Half of the 32 conferences, including the ACC, have announced league schedules that include back-to-backs in which teams face off in the same location on consecutive days or with just one day in between games. The idea is to reduce the amount of travel required by programs amid the pandemic.

But it will create a dynamic never seen on a large scale in modern college basketball. Whereas teams usually get at least a couple of weeks -- and a change in venue -- between games against the same opponent, teams will now regularly be playing each other twice in a span of less than 48 hours in the same venue.

"I'm sure in preparation you'd like to think about holding off on showing something until the second game," Idaho coach Zac Claus said. "But if you're in a pinch and need a bucket, you may go to that play. I think as coaches that we are one-track minded and that we'll empty our bucket to try and get a win. But it'll have coaches minds racing."

Claus' Vandals team traveled to Portland, Oregon, last week to begin its season in the U.S. Bank Portland Invitational. But after they had already arrived and checked into their hotel, the event was canceled due to state policies relating to the pandemic. So as Claus prepared his team this week to open Big Sky play with games at Sacramento State on Thursday and Saturday, the strangeness of being one of the first in the country to play the same team twice on a road trip was not a primary concern.

"Honestly they could have thrown any proposed schedule at us, and we would have been excited," Claus said. "We're just looking forward to playing and thrilled to be back on the floor competing again."

The Big Sky along with the America East is one of two conferences that are giving its teams a day off in between consecutive games against the same team. Claus said he planned for his team to spend some time in the gym on Friday getting some light work in before the second game of the trip.

Nonconference games vs. conference foes

Teams in the Summit League will primarily play back-to-backs in league competition.

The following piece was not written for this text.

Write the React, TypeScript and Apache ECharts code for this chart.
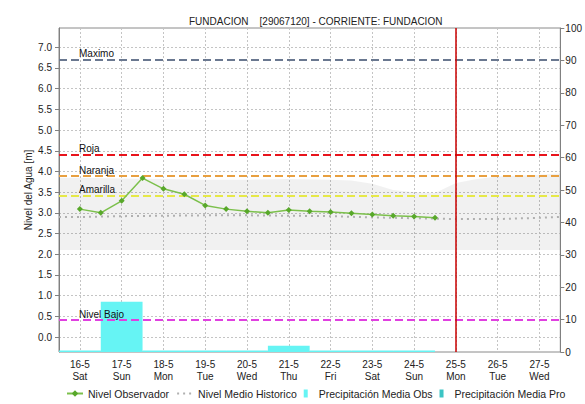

But four schools from the conference are going in together on a multi-team event scheduled for next week that won't count in the conference standings. The  Dakota Showcase scheduled for next Thursday through Saturday in Sioux Falls, South Dakota will bring South Dakota, South Dakota State, North Dakota and North Dakota State together for a three-day round robin in which all four teams play each other.

"This is unusual times with COVID to play non-league games against league opponents, but our goal is to get as many games in as possible as is the rest of the league," South Dakota coach Todd Lee said in a press release announcing the Direct Dakota Showcase.

Divisional structure

The MEAC slate is scheduled to feature some back-to-backs. But the league's primary change amid the pandemic is going to a divisional structure in which teams will play the same few teams three or four times rather than playing everyone in the league.

"The mental and physical health and safety of our student-athletes, coaches, staff and fans must be at the forefront," MEAC Commissioner Dennis E. Thomas said. "With that in mind, creative and innovative scheduling was required to accomplish our goals. Because of the COVID-19 pandemic, we had to restrict travel to regional competition. Hopefully, the type of schedule is for spring 2021 only."

The biggest change

The biggest change to the 2020-21 college basketball season will come at the end, however. The NCAA Division I Men's Basketball Committee revealed last month that it plans to move all of its preliminary round sites to a single host city.

"We have learned so much from monitoring other successful sporting events in the last several months, and it became clear it's not feasible to manage this complex championship in so many different states with the challenges presented by the pandemic," NCAA Senior Vice President of Basketball Dan Gavitt said. "However, we are developing a solid plan to present a safe, responsible and fantastic March Madness tournament unlike any other we've experienced."